## START Raw data
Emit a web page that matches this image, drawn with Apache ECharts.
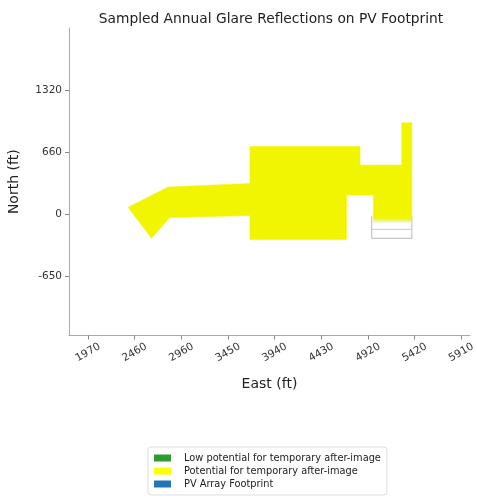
<!DOCTYPE html>
<html>
<head>
<meta charset="utf-8">
<script src="https://cdn.jsdelivr.net/npm/echarts@6/dist/echarts.min.js"></script>
<style>html,body{margin:0;padding:0;background:#fff;}#c{width:477px;height:502px;}</style>
</head>
<body>
<div id="c"></div>
<script>
// Glare polygon (East ft, North ft)
var glareEast  = [2393, 2815, 3679, 3679, 4841, 4841, 5282, 5282, 5388, 5388, 4982, 4982, 4699, 4699, 3679, 3679, 2833, 2640];
var glareNorth = [74,   290,  328,  721,  721,  524,  524,  974,  974,  -40,  -40,  205,  205,  -268, -268, -13,  -34,  -255];
// fading lower edge of glare in the south-east block
var fadeEast  = [4982, 5388, 5388, 4982];
var fadeNorth = [-40, -40, -110, -110];
// PV footprint outline visible at south-east block
var footEast  = [4965, 4965, 5388, 5388];
var footNorth = [-20, -255, -255, -20];
var footLineEast = [4965, 5388];
var footLineNorth = [-160, -160];
// ticks
var xTickValues = [1970, 2462.5, 2955, 3447.5, 3940, 4432.5, 4925, 5417.5, 5910];
var xTickLabels = ['1970', '2460', '2960', '3450', '3940', '4430', '4920', '5420', '5910'];
var yTickValues = [-660, 0, 660, 1320];
var yTickLabels = ['-650', '0', '660', '1320'];
var legendNames = ['Low potential for temporary after-image', 'Potential for temporary after-image', 'PV Array Footprint'];

function pts(api, xs, ys) {
  var p = [];
  for (var i = 0; i < xs.length; i++) p.push(api.coord([xs[i], ys[i]]));
  return p;
}
var FONT = 'DejaVu Sans';
var chart = echarts.init(document.getElementById('c'), null, {renderer: 'canvas'});
chart.setOption({
  animation: false,
  backgroundColor: '#fff',
  textStyle: {fontFamily: FONT},
  title: {
    text: 'Sampled Annual Glare Reflections on PV Footprint',
    left: 266, top: 7, textAlign: 'center',
    textStyle: {fontFamily: FONT, fontSize: 13.8, fontWeight: 'normal', color: '#222'}
  },
  grid: {left: 69, top: 28, width: 401, height: 307.5, outerBoundsMode: 'none', containLabel: false},
  xAxis: {
    type: 'value', min: 1769, max: 6002,
    name: 'East (ft)', nameLocation: 'middle', nameGap: 42,
    nameTextStyle: {fontFamily: FONT, fontSize: 14, color: '#222'},
    axisLine: {show: true, onZero: false, lineStyle: {color: '#aaa', width: 1}},
    axisTick: {show: true, length: 4, customValues: xTickValues, lineStyle: {color: '#888'}},
    splitLine: {show: false},
    axisLabel: {
      customValues: xTickValues, rotate: 30, margin: 17, align: 'center', verticalAlign: 'middle',
      fontFamily: FONT, fontSize: 10.5, color: '#333',
      formatter: function (v) { var i = xTickValues.indexOf(v); return i >= 0 ? xTickLabels[i] : ''; }
    }
  },
  yAxis: {
    type: 'value', min: -1289, max: 1982,
    name: 'North (ft)', nameLocation: 'middle', nameGap: 48, nameRotate: 90,
    nameTextStyle: {fontFamily: FONT, fontSize: 14, color: '#222'},
    axisLine: {show: true, onZero: false, lineStyle: {color: '#aaa', width: 1}},
    axisTick: {show: true, length: 4, customValues: yTickValues, lineStyle: {color: '#888'}},
    splitLine: {show: false},
    axisLabel: {
      customValues: yTickValues, margin: 7, fontFamily: FONT, fontSize: 10.5, color: '#333',
      formatter: function (v) { var i = yTickValues.indexOf(v); return i >= 0 ? yTickLabels[i] : ''; }
    }
  },
  legend: {
    orient: 'vertical', left: 148, top: 447,
    data: legendNames,
    itemWidth: 17, itemHeight: 7, itemGap: 3,
    icon: 'rect',
    padding: [6, 6, 6, 6],
    borderColor: '#ddd', borderWidth: 1, borderRadius: 3,
    textStyle: {fontFamily: FONT, fontSize: 9.8, color: '#222', padding: [0, 0, 0, 8]}
  },
  series: [
    {
      name: legendNames[0], type: 'custom', data: [], itemStyle: {color: '#2e9b2e'},
      renderItem: function () { return null; }
    },
    {
      name: legendNames[2], type: 'custom', data: [[0]], itemStyle: {color: '#2077b4'}, z: 1,
      renderItem: function (params, api) {
        return {type: 'group', children: [
          {type: 'polyline', shape: {points: pts(api, footEast, footNorth)}, style: {stroke: '#b8b8b8', lineWidth: 1, fill: null}},
          {type: 'polyline', shape: {points: pts(api, footLineEast, footLineNorth)}, style: {stroke: '#cccccc', lineWidth: 1, fill: null}}
        ]};
      }
    },
    {
      name: legendNames[1], type: 'custom', data: [[0]], itemStyle: {color: '#ffff00'}, z: 3,
      renderItem: function (params, api) {
        return {type: 'group', children: [
          {type: 'polygon', shape: {points: pts(api, glareEast, glareNorth)}, style: {fill: '#f2f500', stroke: '#f2f500', lineWidth: 0.5}},
          {type: 'polygon', shape: {points: pts(api, fadeEast, fadeNorth)}, style: {
            fill: new echarts.graphic.LinearGradient(0, 0, 0, 1, [
              {offset: 0, color: 'rgba(242,245,0,1)'},
              {offset: 0.5, color: 'rgba(215,235,120,0.6)'},
              {offset: 1, color: 'rgba(255,255,255,0)'}
            ])
          }}
        ]};
      }
    }
  ]
});
</script>
</body>
</html>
## END Raw data
Leave out the pictures and copy the rest of the material above exactly.

Response below -
Emit a web page that matches this image, drawn with Apache ECharts.
<!DOCTYPE html>
<html>
<head>
<meta charset="utf-8">
<script src="https://cdn.jsdelivr.net/npm/echarts@6/dist/echarts.min.js"></script>
<style>html,body{margin:0;padding:0;background:#fff;}#c{width:477px;height:502px;}</style>
</head>
<body>
<div id="c"></div>
<script>
// Glare polygon (East ft, North ft)
var glareEast  = [2393, 2815, 3679, 3679, 4841, 4841, 5282, 5282, 5388, 5388, 4982, 4982, 4699, 4699, 3679, 3679, 2833, 2640];
var glareNorth = [74,   290,  328,  721,  721,  524,  524,  974,  974,  -40,  -40,  205,  205,  -268, -268, -13,  -34,  -255];
// fading lower edge of glare in the south-east block
var fadeEast  = [4982, 5388, 5388, 4982];
var fadeNorth = [-40, -40, -110, -110];
// PV footprint outline visible at south-east block
var footEast  = [4965, 4965, 5388, 5388];
var footNorth = [-20, -255, -255, -20];
var footLineEast = [4965, 5388];
var footLineNorth = [-160, -160];
// ticks
var xTickValues = [1970, 2462.5, 2955, 3447.5, 3940, 4432.5, 4925, 5417.5, 5910];
var xTickLabels = ['1970', '2460', '2960', '3450', '3940', '4430', '4920', '5420', '5910'];
var yTickValues = [-660, 0, 660, 1320];
var yTickLabels = ['-650', '0', '660', '1320'];
var legendNames = ['Low potential for temporary after-image', 'Potential for temporary after-image', 'PV Array Footprint'];

function pts(api, xs, ys) {
  var p = [];
  for (var i = 0; i < xs.length; i++) p.push(api.coord([xs[i], ys[i]]));
  return p;
}
var FONT = 'DejaVu Sans';
var chart = echarts.init(document.getElementById('c'), null, {renderer: 'canvas'});
chart.setOption({
  animation: false,
  backgroundColor: '#fff',
  textStyle: {fontFamily: FONT},
  title: {
    text: 'Sampled Annual Glare Reflections on PV Footprint',
    left: 266, top: 7, textAlign: 'center',
    textStyle: {fontFamily: FONT, fontSize: 13.8, fontWeight: 'normal', color: '#222'}
  },
  grid: {left: 69, top: 28, width: 401, height: 307.5, outerBoundsMode: 'none', containLabel: false},
  xAxis: {
    type: 'value', min: 1769, max: 6002,
    name: 'East (ft)', nameLocation: 'middle', nameGap: 42,
    nameTextStyle: {fontFamily: FONT, fontSize: 14, color: '#222'},
    axisLine: {show: true, onZero: false, lineStyle: {color: '#aaa', width: 1}},
    axisTick: {show: true, length: 4, customValues: xTickValues, lineStyle: {color: '#888'}},
    splitLine: {show: false},
    axisLabel: {
      customValues: xTickValues, rotate: 30, margin: 17, align: 'center', verticalAlign: 'middle',
      fontFamily: FONT, fontSize: 10.5, color: '#333',
      formatter: function (v) { var i = xTickValues.indexOf(v); return i >= 0 ? xTickLabels[i] : ''; }
    }
  },
  yAxis: {
    type: 'value', min: -1289, max: 1982,
    name: 'North (ft)', nameLocation: 'middle', nameGap: 48, nameRotate: 90,
    nameTextStyle: {fontFamily: FONT, fontSize: 14, color: '#222'},
    axisLine: {show: true, onZero: false, lineStyle: {color: '#aaa', width: 1}},
    axisTick: {show: true, length: 4, customValues: yTickValues, lineStyle: {color: '#888'}},
    splitLine: {show: false},
    axisLabel: {
      customValues: yTickValues, margin: 7, fontFamily: FONT, fontSize: 10.5, color: '#333',
      formatter: function (v) { var i = yTickValues.indexOf(v); return i >= 0 ? yTickLabels[i] : ''; }
    }
  },
  legend: {
    orient: 'vertical', left: 148, top: 447,
    data: legendNames,
    itemWidth: 17, itemHeight: 7, itemGap: 3,
    icon: 'rect',
    padding: [6, 6, 6, 6],
    borderColor: '#ddd', borderWidth: 1, borderRadius: 3,
    textStyle: {fontFamily: FONT, fontSize: 9.8, color: '#222', padding: [0, 0, 0, 8]}
  },
  series: [
    {
      name: legendNames[0], type: 'custom', data: [], itemStyle: {color: '#2e9b2e'},
      renderItem: function () { return null; }
    },
    {
      name: legendNames[2], type: 'custom', data: [[0]], itemStyle: {color: '#2077b4'}, z: 1,
      renderItem: function (params, api) {
        return {type: 'group', children: [
          {type: 'polyline', shape: {points: pts(api, footEast, footNorth)}, style: {stroke: '#b8b8b8', lineWidth: 1, fill: null}},
          {type: 'polyline', shape: {points: pts(api, footLineEast, footLineNorth)}, style: {stroke: '#cccccc', lineWidth: 1, fill: null}}
        ]};
      }
    },
    {
      name: legendNames[1], type: 'custom', data: [[0]], itemStyle: {color: '#ffff00'}, z: 3,
      renderItem: function (params, api) {
        return {type: 'group', children: [
          {type: 'polygon', shape: {points: pts(api, glareEast, glareNorth)}, style: {fill: '#f2f500', stroke: '#f2f500', lineWidth: 0.5}},
          {type: 'polygon', shape: {points: pts(api, fadeEast, fadeNorth)}, style: {
            fill: new echarts.graphic.LinearGradient(0, 0, 0, 1, [
              {offset: 0, color: 'rgba(242,245,0,1)'},
              {offset: 0.5, color: 'rgba(215,235,120,0.6)'},
              {offset: 1, color: 'rgba(255,255,255,0)'}
            ])
          }}
        ]};
      }
    }
  ]
});
</script>
</body>
</html>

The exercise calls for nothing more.